Почему такое – музыка должна служить философии?! До сих пор я хотел и любил думать, что философия находит свое оправдание в музыке. Когда я слышал музыку в философских рассуждениях, я говорил: вот хорошо, вот настоящий философ! Я за то любил из древних Платона и Плотина, а из новых – Шопенгауэра и Ницше, что мне в их произведениях слышалась настоящая музыка. Самого В. Иванова я люблю потому, что он не говорит, а поет, – и вдруг оказывается, что Скрябину навязываются какие-то общественные или вселенские задачи, точно у одаренного музыканта на этом свете нет своего настоящего дела. Знаю, что сам Скрябин носился с такого рода «новыми» идеями. Но ведь у нас есть уже опыт. Рихард Вагнер тоже любил разговаривать и, правду сказать, сравнительно со Скрябиным, был литературно несравненно больше одарен. И все-таки его литература уже потонула в Лете, а музыка живет и еще долго будет жить. Я льщу себя надеждой, что будущая философия бросит свои магометанские иллюзии и начнет не поучать музыку, а поучаться у нее…

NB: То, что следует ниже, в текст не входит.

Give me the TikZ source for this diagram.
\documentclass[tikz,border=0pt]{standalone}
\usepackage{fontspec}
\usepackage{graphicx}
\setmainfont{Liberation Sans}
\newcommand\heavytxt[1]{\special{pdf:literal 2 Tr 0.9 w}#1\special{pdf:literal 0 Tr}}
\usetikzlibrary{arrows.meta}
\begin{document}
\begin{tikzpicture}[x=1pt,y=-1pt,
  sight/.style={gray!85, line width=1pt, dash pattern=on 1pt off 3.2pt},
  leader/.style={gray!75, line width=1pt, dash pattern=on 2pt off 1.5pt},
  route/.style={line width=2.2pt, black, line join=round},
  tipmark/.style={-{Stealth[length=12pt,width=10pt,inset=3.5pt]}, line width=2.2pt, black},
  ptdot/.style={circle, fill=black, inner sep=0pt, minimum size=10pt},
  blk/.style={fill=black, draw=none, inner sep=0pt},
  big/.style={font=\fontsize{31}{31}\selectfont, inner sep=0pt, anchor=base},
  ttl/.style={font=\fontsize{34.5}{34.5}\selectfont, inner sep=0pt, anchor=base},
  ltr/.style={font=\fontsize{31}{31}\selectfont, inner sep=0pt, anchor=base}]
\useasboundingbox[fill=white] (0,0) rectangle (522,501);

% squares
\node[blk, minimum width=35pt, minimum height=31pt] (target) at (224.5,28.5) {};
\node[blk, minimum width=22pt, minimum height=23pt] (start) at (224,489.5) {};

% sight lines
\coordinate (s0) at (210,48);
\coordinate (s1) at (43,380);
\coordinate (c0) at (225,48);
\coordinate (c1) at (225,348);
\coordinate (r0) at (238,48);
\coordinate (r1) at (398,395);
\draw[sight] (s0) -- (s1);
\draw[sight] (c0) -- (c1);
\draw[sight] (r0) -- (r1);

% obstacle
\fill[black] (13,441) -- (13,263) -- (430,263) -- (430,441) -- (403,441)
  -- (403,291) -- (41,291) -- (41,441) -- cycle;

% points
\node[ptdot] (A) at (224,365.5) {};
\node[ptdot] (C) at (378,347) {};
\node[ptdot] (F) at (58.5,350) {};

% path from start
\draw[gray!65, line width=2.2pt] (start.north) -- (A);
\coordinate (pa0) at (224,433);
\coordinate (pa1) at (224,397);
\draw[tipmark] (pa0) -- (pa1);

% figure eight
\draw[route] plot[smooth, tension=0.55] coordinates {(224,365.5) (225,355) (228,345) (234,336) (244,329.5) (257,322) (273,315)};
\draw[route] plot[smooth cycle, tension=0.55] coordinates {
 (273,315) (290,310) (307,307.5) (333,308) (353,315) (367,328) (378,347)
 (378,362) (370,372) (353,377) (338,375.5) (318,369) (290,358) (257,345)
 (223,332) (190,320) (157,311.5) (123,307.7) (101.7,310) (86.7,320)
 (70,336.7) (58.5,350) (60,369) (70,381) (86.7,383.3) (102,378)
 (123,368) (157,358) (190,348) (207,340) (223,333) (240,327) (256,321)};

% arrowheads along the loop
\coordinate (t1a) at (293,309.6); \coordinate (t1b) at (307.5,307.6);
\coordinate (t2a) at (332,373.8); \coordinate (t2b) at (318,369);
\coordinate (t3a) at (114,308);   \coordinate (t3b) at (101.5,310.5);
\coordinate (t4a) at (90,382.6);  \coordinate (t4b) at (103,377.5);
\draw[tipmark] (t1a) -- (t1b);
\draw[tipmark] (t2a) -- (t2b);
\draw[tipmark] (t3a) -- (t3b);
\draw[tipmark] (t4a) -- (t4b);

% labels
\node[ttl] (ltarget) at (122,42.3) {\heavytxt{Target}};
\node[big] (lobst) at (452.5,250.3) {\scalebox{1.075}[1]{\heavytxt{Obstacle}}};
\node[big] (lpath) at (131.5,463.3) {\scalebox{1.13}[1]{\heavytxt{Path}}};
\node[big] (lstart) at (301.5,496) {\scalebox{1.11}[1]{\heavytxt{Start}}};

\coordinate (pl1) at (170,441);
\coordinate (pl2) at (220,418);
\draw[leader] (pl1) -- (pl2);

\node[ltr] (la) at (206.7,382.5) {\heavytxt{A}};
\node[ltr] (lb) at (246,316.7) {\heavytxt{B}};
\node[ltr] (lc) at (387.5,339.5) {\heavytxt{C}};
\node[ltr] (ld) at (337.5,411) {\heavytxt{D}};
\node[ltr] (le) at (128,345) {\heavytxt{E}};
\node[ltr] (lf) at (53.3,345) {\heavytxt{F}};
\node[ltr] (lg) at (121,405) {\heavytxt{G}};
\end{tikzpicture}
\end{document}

В. Иванов скажет, что я начал пророчествовать, – то говорил о будущей гносеологии, теперь о будущей философии. Правда, конечно. Но с волками жить, по-волчьи выть: теперь столько кругом пророчествуют, что поневоле и сам повышаешь голос. Если среди общего шума надрывающихся и надсаживающихся голосов произнесешь какое-нибудь слово спокойно – оно не только не будет воспринято, но даже просто не будет услышано. Тут поневоле запророчествуешь!..

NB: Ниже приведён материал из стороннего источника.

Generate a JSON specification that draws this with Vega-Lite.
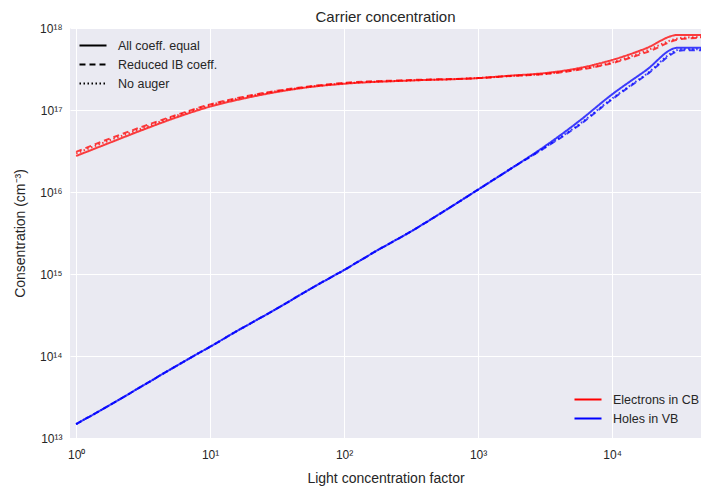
{
  "$schema": "https://vega.github.io/schema/vega-lite/v6.json",
  "width": 631,
  "height": 410,
  "autosize": {"type": "none"},
  "padding": {"left": 70, "top": 28, "right": 0, "bottom": 50},
  "background": "white",
  "title": {"text": "Carrier concentration", "fontSize": 15, "font": "Liberation Sans", "fontWeight": "normal", "color": "#262626", "offset": -3, "frame": "group"},
  "config": {
    "view": {"fill": "#EAEAF2", "stroke": null},
    "axis": {
      "domain": false,
      "ticks": false,
      "grid": true,
      "gridColor": "white",
      "gridWidth": 1,
      "labelFont": "Liberation Sans",
      "labelFontSize": 12,
      "labelColor": "#262626",
      "titleFont": "Liberation Sans",
      "titleFontSize": 14,
      "titleFontWeight": "normal",
      "titleColor": "#262626"
    },
    "legend": {
      "labelFont": "Liberation Sans",
      "labelFontSize": 12.5,
      "labelColor": "#262626",
      "symbolType": "stroke",
      "symbolSize": 730,
      "symbolStrokeWidth": 2,
      "symbolOpacity": 1,
      "clipHeight": 19,
      "rowPadding": 0,
      "labelOffset": 10,
      "padding": 0,
      "title": null
    }
  },
  "data": {
    "values": [
      {"carrier": "Electrons in CB", "model": "All coeff. equal", "x": 1, "y": 2.75e16},
      {"carrier": "Electrons in CB", "model": "All coeff. equal", "x": 1.778, "y": 3.98e16},
      {"carrier": "Electrons in CB", "model": "All coeff. equal", "x": 3.162, "y": 5.75e16},
      {"carrier": "Electrons in CB", "model": "All coeff. equal", "x": 5.623, "y": 8.13e16},
      {"carrier": "Electrons in CB", "model": "All coeff. equal", "x": 10, "y": 1.10e17},
      {"carrier": "Electrons in CB", "model": "All coeff. equal", "x": 17.78, "y": 1.38e17},
      {"carrier": "Electrons in CB", "model": "All coeff. equal", "x": 31.62, "y": 1.66e17},
      {"carrier": "Electrons in CB", "model": "All coeff. equal", "x": 56.23, "y": 1.91e17},
      {"carrier": "Electrons in CB", "model": "All coeff. equal", "x": 100, "y": 2.09e17},
      {"carrier": "Electrons in CB", "model": "All coeff. equal", "x": 316.2, "y": 2.29e17},
      {"carrier": "Electrons in CB", "model": "All coeff. equal", "x": 1000, "y": 2.45e17},
      {"carrier": "Electrons in CB", "model": "All coeff. equal", "x": 1778, "y": 2.63e17},
      {"carrier": "Electrons in CB", "model": "All coeff. equal", "x": 3162, "y": 2.82e17},
      {"carrier": "Electrons in CB", "model": "All coeff. equal", "x": 5623, "y": 3.24e17},
      {"carrier": "Electrons in CB", "model": "All coeff. equal", "x": 10000, "y": 4.07e17},
      {"carrier": "Electrons in CB", "model": "All coeff. equal", "x": 17783, "y": 5.62e17},
      {"carrier": "Electrons in CB", "model": "All coeff. equal", "x": 30900, "y": 8.22e17},
      {"carrier": "Electrons in CB", "model": "All coeff. equal", "x": 46100, "y": 8.22e17},

      {"carrier": "Electrons in CB", "model": "Reduced IB coeff.", "x": 1, "y": 3.09e16},
      {"carrier": "Electrons in CB", "model": "Reduced IB coeff.", "x": 1.778, "y": 4.47e16},
      {"carrier": "Electrons in CB", "model": "Reduced IB coeff.", "x": 3.162, "y": 6.31e16},
      {"carrier": "Electrons in CB", "model": "Reduced IB coeff.", "x": 5.623, "y": 8.71e16},
      {"carrier": "Electrons in CB", "model": "Reduced IB coeff.", "x": 10, "y": 1.17e17},
      {"carrier": "Electrons in CB", "model": "Reduced IB coeff.", "x": 17.78, "y": 1.45e17},
      {"carrier": "Electrons in CB", "model": "Reduced IB coeff.", "x": 31.62, "y": 1.72e17},
      {"carrier": "Electrons in CB", "model": "Reduced IB coeff.", "x": 56.23, "y": 1.95e17},
      {"carrier": "Electrons in CB", "model": "Reduced IB coeff.", "x": 100, "y": 2.14e17},
      {"carrier": "Electrons in CB", "model": "Reduced IB coeff.", "x": 316.2, "y": 2.32e17},
      {"carrier": "Electrons in CB", "model": "Reduced IB coeff.", "x": 1000, "y": 2.45e17},
      {"carrier": "Electrons in CB", "model": "Reduced IB coeff.", "x": 1778, "y": 2.60e17},
      {"carrier": "Electrons in CB", "model": "Reduced IB coeff.", "x": 3162, "y": 2.75e17},
      {"carrier": "Electrons in CB", "model": "Reduced IB coeff.", "x": 5623, "y": 3.09e17},
      {"carrier": "Electrons in CB", "model": "Reduced IB coeff.", "x": 10000, "y": 3.72e17},
      {"carrier": "Electrons in CB", "model": "Reduced IB coeff.", "x": 17783, "y": 5.01e17},
      {"carrier": "Electrons in CB", "model": "Reduced IB coeff.", "x": 33900, "y": 7.41e17},
      {"carrier": "Electrons in CB", "model": "Reduced IB coeff.", "x": 46100, "y": 7.59e17},

      {"carrier": "Electrons in CB", "model": "No auger", "x": 1, "y": 2.95e16},
      {"carrier": "Electrons in CB", "model": "No auger", "x": 1.778, "y": 4.27e16},
      {"carrier": "Electrons in CB", "model": "No auger", "x": 3.162, "y": 6.03e16},
      {"carrier": "Electrons in CB", "model": "No auger", "x": 5.623, "y": 8.51e16},
      {"carrier": "Electrons in CB", "model": "No auger", "x": 10, "y": 1.15e17},
      {"carrier": "Electrons in CB", "model": "No auger", "x": 17.78, "y": 1.43e17},
      {"carrier": "Electrons in CB", "model": "No auger", "x": 31.62, "y": 1.70e17},
      {"carrier": "Electrons in CB", "model": "No auger", "x": 56.23, "y": 1.93e17},
      {"carrier": "Electrons in CB", "model": "No auger", "x": 100, "y": 2.11e17},
      {"carrier": "Electrons in CB", "model": "No auger", "x": 316.2, "y": 2.29e17},
      {"carrier": "Electrons in CB", "model": "No auger", "x": 1000, "y": 2.45e17},
      {"carrier": "Electrons in CB", "model": "No auger", "x": 1778, "y": 2.60e17},
      {"carrier": "Electrons in CB", "model": "No auger", "x": 3162, "y": 2.75e17},
      {"carrier": "Electrons in CB", "model": "No auger", "x": 5623, "y": 3.13e17},
      {"carrier": "Electrons in CB", "model": "No auger", "x": 10000, "y": 3.80e17},
      {"carrier": "Electrons in CB", "model": "No auger", "x": 17783, "y": 5.25e17},
      {"carrier": "Electrons in CB", "model": "No auger", "x": 33100, "y": 7.59e17},
      {"carrier": "Electrons in CB", "model": "No auger", "x": 46100, "y": 7.76e17},

      {"carrier": "Holes in VB", "model": "All coeff. equal", "x": 1, "y": 1.48e13},
      {"carrier": "Holes in VB", "model": "All coeff. equal", "x": 1.778, "y": 2.51e13},
      {"carrier": "Holes in VB", "model": "All coeff. equal", "x": 3.162, "y": 4.37e13},
      {"carrier": "Holes in VB", "model": "All coeff. equal", "x": 5.623, "y": 7.59e13},
      {"carrier": "Holes in VB", "model": "All coeff. equal", "x": 10, "y": 1.30e14},
      {"carrier": "Holes in VB", "model": "All coeff. equal", "x": 17.78, "y": 2.24e14},
      {"carrier": "Holes in VB", "model": "All coeff. equal", "x": 31.62, "y": 3.80e14},
      {"carrier": "Holes in VB", "model": "All coeff. equal", "x": 56.23, "y": 6.61e14},
      {"carrier": "Holes in VB", "model": "All coeff. equal", "x": 100, "y": 1.12e15},
      {"carrier": "Holes in VB", "model": "All coeff. equal", "x": 177.8, "y": 1.95e15},
      {"carrier": "Holes in VB", "model": "All coeff. equal", "x": 316.2, "y": 3.31e15},
      {"carrier": "Holes in VB", "model": "All coeff. equal", "x": 562.3, "y": 5.89e15},
      {"carrier": "Holes in VB", "model": "All coeff. equal", "x": 1000, "y": 1.07e16},
      {"carrier": "Holes in VB", "model": "All coeff. equal", "x": 1778, "y": 1.95e16},
      {"carrier": "Holes in VB", "model": "All coeff. equal", "x": 3162, "y": 3.63e16},
      {"carrier": "Holes in VB", "model": "All coeff. equal", "x": 5623, "y": 7.24e16},
      {"carrier": "Holes in VB", "model": "All coeff. equal", "x": 10000, "y": 1.55e17},
      {"carrier": "Holes in VB", "model": "All coeff. equal", "x": 17783, "y": 3.02e17},
      {"carrier": "Holes in VB", "model": "All coeff. equal", "x": 30900, "y": 5.75e17},
      {"carrier": "Holes in VB", "model": "All coeff. equal", "x": 46100, "y": 5.75e17},

      {"carrier": "Holes in VB", "model": "Reduced IB coeff.", "x": 1, "y": 1.48e13},
      {"carrier": "Holes in VB", "model": "Reduced IB coeff.", "x": 1.778, "y": 2.51e13},
      {"carrier": "Holes in VB", "model": "Reduced IB coeff.", "x": 3.162, "y": 4.37e13},
      {"carrier": "Holes in VB", "model": "Reduced IB coeff.", "x": 5.623, "y": 7.59e13},
      {"carrier": "Holes in VB", "model": "Reduced IB coeff.", "x": 10, "y": 1.30e14},
      {"carrier": "Holes in VB", "model": "Reduced IB coeff.", "x": 17.78, "y": 2.24e14},
      {"carrier": "Holes in VB", "model": "Reduced IB coeff.", "x": 31.62, "y": 3.80e14},
      {"carrier": "Holes in VB", "model": "Reduced IB coeff.", "x": 56.23, "y": 6.61e14},
      {"carrier": "Holes in VB", "model": "Reduced IB coeff.", "x": 100, "y": 1.12e15},
      {"carrier": "Holes in VB", "model": "Reduced IB coeff.", "x": 177.8, "y": 1.95e15},
      {"carrier": "Holes in VB", "model": "Reduced IB coeff.", "x": 316.2, "y": 3.31e15},
      {"carrier": "Holes in VB", "model": "Reduced IB coeff.", "x": 562.3, "y": 5.89e15},
      {"carrier": "Holes in VB", "model": "Reduced IB coeff.", "x": 1000, "y": 1.07e16},
      {"carrier": "Holes in VB", "model": "Reduced IB coeff.", "x": 1778, "y": 1.95e16},
      {"carrier": "Holes in VB", "model": "Reduced IB coeff.", "x": 3162, "y": 3.47e16},
      {"carrier": "Holes in VB", "model": "Reduced IB coeff.", "x": 5623, "y": 6.46e16},
      {"carrier": "Holes in VB", "model": "Reduced IB coeff.", "x": 10000, "y": 1.35e17},
      {"carrier": "Holes in VB", "model": "Reduced IB coeff.", "x": 17783, "y": 2.63e17},
      {"carrier": "Holes in VB", "model": "Reduced IB coeff.", "x": 33900, "y": 5.37e17},
      {"carrier": "Holes in VB", "model": "Reduced IB coeff.", "x": 46100, "y": 5.37e17},

      {"carrier": "Holes in VB", "model": "No auger", "x": 1, "y": 1.48e13},
      {"carrier": "Holes in VB", "model": "No auger", "x": 1.778, "y": 2.51e13},
      {"carrier": "Holes in VB", "model": "No auger", "x": 3.162, "y": 4.37e13},
      {"carrier": "Holes in VB", "model": "No auger", "x": 5.623, "y": 7.59e13},
      {"carrier": "Holes in VB", "model": "No auger", "x": 10, "y": 1.30e14},
      {"carrier": "Holes in VB", "model": "No auger", "x": 17.78, "y": 2.24e14},
      {"carrier": "Holes in VB", "model": "No auger", "x": 31.62, "y": 3.80e14},
      {"carrier": "Holes in VB", "model": "No auger", "x": 56.23, "y": 6.61e14},
      {"carrier": "Holes in VB", "model": "No auger", "x": 100, "y": 1.12e15},
      {"carrier": "Holes in VB", "model": "No auger", "x": 177.8, "y": 1.95e15},
      {"carrier": "Holes in VB", "model": "No auger", "x": 316.2, "y": 3.31e15},
      {"carrier": "Holes in VB", "model": "No auger", "x": 562.3, "y": 5.89e15},
      {"carrier": "Holes in VB", "model": "No auger", "x": 1000, "y": 1.07e16},
      {"carrier": "Holes in VB", "model": "No auger", "x": 1778, "y": 1.95e16},
      {"carrier": "Holes in VB", "model": "No auger", "x": 3162, "y": 3.51e16},
      {"carrier": "Holes in VB", "model": "No auger", "x": 5623, "y": 6.61e16},
      {"carrier": "Holes in VB", "model": "No auger", "x": 10000, "y": 1.38e17},
      {"carrier": "Holes in VB", "model": "No auger", "x": 17783, "y": 2.69e17},
      {"carrier": "Holes in VB", "model": "No auger", "x": 33100, "y": 5.50e17},
      {"carrier": "Holes in VB", "model": "No auger", "x": 46100, "y": 5.50e17}
    ]
  },
  "mark": {"type": "line", "strokeWidth": 2, "opacity": 0.75, "clip": true, "interpolate": "monotone"},
  "encoding": {
    "x": {
      "field": "x",
      "type": "quantitative",
      "scale": {"type": "log", "domain": [0.9, 46100], "nice": false},
      "axis": {
        "title": "Light concentration factor",
        "values": [1, 10, 100, 1000, 10000],
        "labelExpr": "'10' + substring('⁰¹²³⁴⁵⁶⁷⁸⁹', round(log(datum.value)/LN10), round(log(datum.value)/LN10) + 1)",
        "labelPadding": 11,
        "titlePadding": 11
      }
    },
    "y": {
      "field": "y",
      "type": "quantitative",
      "scale": {"type": "log", "domain": [1e13, 1e18], "nice": false},
      "axis": {
        "title": "Consentration (cm⁻³)",
        "values": [1e13, 1e14, 1e15, 1e16, 1e17, 1e18],
        "labelExpr": "'10' + substring('⁰¹²³⁴⁵⁶⁷⁸⁹', floor(round(log(datum.value)/LN10)/10), floor(round(log(datum.value)/LN10)/10) + 1) + substring('⁰¹²³⁴⁵⁶⁷⁸⁹', round(log(datum.value)/LN10) % 10, round(log(datum.value)/LN10) % 10 + 1)",
        "labelPadding": 8,
        "titlePadding": 12
      }
    },
    "color": {
      "field": "carrier",
      "type": "nominal",
      "scale": {"domain": ["Electrons in CB", "Holes in VB"], "range": ["#ff0000", "#0000ff"]},
      "legend": {"orient": "none", "legendX": 503, "legendY": 362}
    },
    "strokeDash": {
      "field": "model",
      "type": "nominal",
      "scale": {"domain": ["All coeff. equal", "Reduced IB coeff.", "No auger"], "range": [[1, 0], [6, 4], [1.5, 2.5]]},
      "legend": {"orient": "top-left", "offset": 8, "symbolStrokeColor": "black"}
    }
  }
}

По ныне действующей гносеологии – так соблазнившей упадочников, которым искусственно добытая прочность нужнее всего в мире, – человек истину видит, в виденном же сомневаться нельзя, а об отсутствии сомнений свидетельствует не допускающий возражения повышенный тон голоса. Поэтому-то никто теперь не любит говорить о временном и об эмпирическом. Всех занимает вечное и потустороннее, а так как о вечном и потустороннем знают очень мало, то в это звание возводят временное и эмпирическое. Особенно это заметно у упадочников, которые ничему не верят, кроме того, что у них пред глазами. Свое неверие они скрывают от себя тем, что по видимому они судят о невидимом, по преходящему о непреходящем. Им кажется, что если они еще не ощутили Бога, то Бога нет, и потому то, что они ощутили, они принуждены выдавать за Бога…

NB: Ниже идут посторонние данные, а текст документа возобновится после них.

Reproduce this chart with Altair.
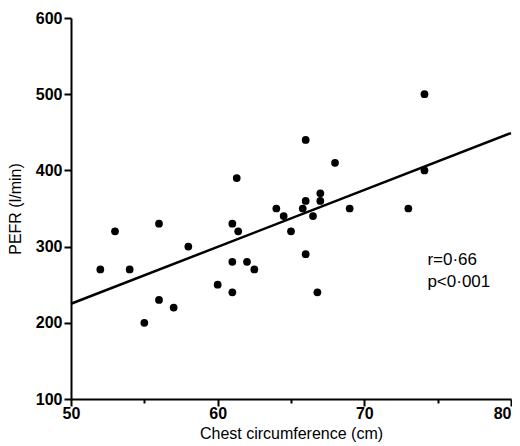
import altair as alt
import pandas as pd

# Scatter data
chest = [52, 53, 54, 55, 56, 56, 57, 58, 60, 61, 61, 61, 61.3, 61.4, 62, 62.5,
         64, 64.5, 65, 65.8, 66, 66, 66, 66.5, 66.8, 67, 67, 68, 69, 73, 74.1, 74.1]
pefr = [270, 320, 270, 200, 330, 230, 220, 300, 250, 330, 280, 240, 390, 320, 280, 270,
        350, 340, 320, 350, 440, 360, 290, 340, 240, 370, 360, 410, 350, 350, 400, 500]

# Regression line end points
fit_x = [50, 80]
fit_y = [225, 449]

# Annotation
ann_text = ["r=0·66", "p<0·001"]
ann_x = [74.3, 74.3]
ann_y = [282, 253]

x_ticks = [50, 55, 60, 65, 70, 75, 80]
y_ticks = [100, 150, 200, 250, 300, 350, 400, 450, 500, 550, 600]

pts = pd.DataFrame({"chest": chest, "pefr": pefr})
fit = pd.DataFrame({"chest": fit_x, "pefr": fit_y})
ann = pd.DataFrame({"chest": ann_x, "pefr": ann_y, "text": ann_text})

FONT = "Liberation Sans"

xscale = alt.Scale(domain=[50, 80], nice=False, zero=False)
yscale = alt.Scale(domain=[100, 600], nice=False, zero=False)

xaxis = alt.Axis(
    values=x_ticks,
    labelExpr="datum.value % 10 === 0 ? datum.label : ''",
    tickSize={"condition": {"test": "datum.value % 10 !== 0", "value": 4}, "value": 7},
    labelAlign={"condition": {"test": "datum.value === 80", "value": "right"}, "value": "center"},
    title="Chest circumference (cm)",
    grid=False,
    labelFont=FONT,
    labelFontSize=16,
    labelFontWeight="bold",
    labelPadding=-1,
    titleFont=FONT,
    titleFontSize=16,
    titleFontWeight="normal",
    titlePadding=4,
)
yaxis = alt.Axis(
    values=y_ticks,
    labelExpr="datum.value % 100 === 0 ? datum.label : ''",
    tickSize={"condition": {"test": "datum.value % 100 !== 0", "value": 4}, "value": 7},
    title="PEFR (l/min)",
    grid=False,
    labelFont=FONT,
    labelFontSize=16,
    labelFontWeight="bold",
    labelPadding=2,
    titleFont=FONT,
    titleFontSize=16,
    titleFontWeight="normal",
    titlePadding=12,
)

points = alt.Chart(pts).mark_circle(size=60, color="black", opacity=1).encode(
    x=alt.X("chest:Q", scale=xscale, axis=xaxis),
    y=alt.Y("pefr:Q", scale=yscale, axis=yaxis),
)

line = alt.Chart(fit).mark_line(color="black", strokeWidth=2.5).encode(
    x=alt.X("chest:Q", scale=xscale),
    y=alt.Y("pefr:Q", scale=yscale),
)

text = alt.Chart(ann).mark_text(
    align="left", baseline="middle", font=FONT, fontSize=17, color="black"
).encode(
    x=alt.X("chest:Q", scale=xscale),
    y=alt.Y("pefr:Q", scale=yscale),
    text="text:N",
)

chart = alt.layer(line, points, text).properties(
    width=440,
    height=381,
    autosize=alt.AutoSizeParams(type="none"),
    padding={"left": 63, "top": 10, "right": 1, "bottom": 47},
).configure_view(stroke=None).configure_axis(
    domainColor="black",
    domainWidth=2,
    tickColor="black",
    tickWidth=2,
    labelColor="black",
    titleColor="black",
)

chart.save("out.html", embed_options={"renderer": "svg", "actions": False})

Знаю, что представители магометанской гносеологии встретят эти слова (если они их услышат; верней, что не услышат, – во-первых, из-за непрекращающегося шума собственных голосов, а во-вторых, из принципа – ведь по их предусмотрительному учению того, что им не нужно, вовсе и нет) с большим раздражением. Это у других так бывает, что временные интересы и эмпирические категории возводятся в вечные. У других и бревна и сучья в глазах, а у магометан глаза чистые. В слове о сучке и бревне, правда, сказано иное: подчеркнуто, что именно в своем глазу бревна не видишь, но это так было давно, в догносеологическую эпоху, теперь nous avons changé tout ça[197] – и бревна, и сучья перенесли в глаза ближнего и находим, что так много лучше. Идея, как видите, блестящая и для упадочников совершенно незаменимая.
В. Иванов излагает свои мысли с той ясностью и отчетливостью, которые, по Декарту, являются всегда спутниками и признаками истины. Когда он говорит о греческой трагедии, о Достоевском, о русской жизни и русской неустроенности, он всегда очень точно и определенно находит и вину, и виновников, и все скрытые причины самых сложных явлений. Наприм.: «Каково же обоснование вины у Достоевского? Менее всего останавливает художника излюбленная трагиками тема – тема всепоглощающей страсти, хотя и она глубоко разработана, напр., в „Подростке“, в типе Рогожина (из романа „Идиот“), в типе Димитрия Карамазова. Идея вины, лежащей в самом воплощении, предстоит нам в романе „Идиот“: поистине, вина Мышкина в том, что он, как Фауст в начале второй части поэмы Гёте, отвратился, ослепленный, от воссиявшего солнца и пожелал лучше любоваться его отражением в опоясанном радугами водопаде жизни».[198] Сказано превосходно: догадка тонкая и выражена очень художественно. Но, с другой стороны, точно гвоздями прибито. Будет стоять и стоять пред тобой, как черная рука и надпись на перекрестке с указанием направления. А меж тем, если В. Иванов был так догадлив, что разглядел «вину» Мышкина (как и героев греческих трагедий) там, где никто никакой вины не предполагал, там, где никто вообще ничего не различал, почему же он не рассказал читателям, что и «вина»-то здесь на обычную вину совсем не похожа, что она прежде всего не имеет постоянного бытия и неизменных свойств, как и все метафизические сущности? Сейчас она есть, а через миг ее нет, и вместо нее сверкает ослепительная невинность. А потом опять страшное черное или серое пятно, а может быть, и совсем не пятно и совсем цвета не имеющее?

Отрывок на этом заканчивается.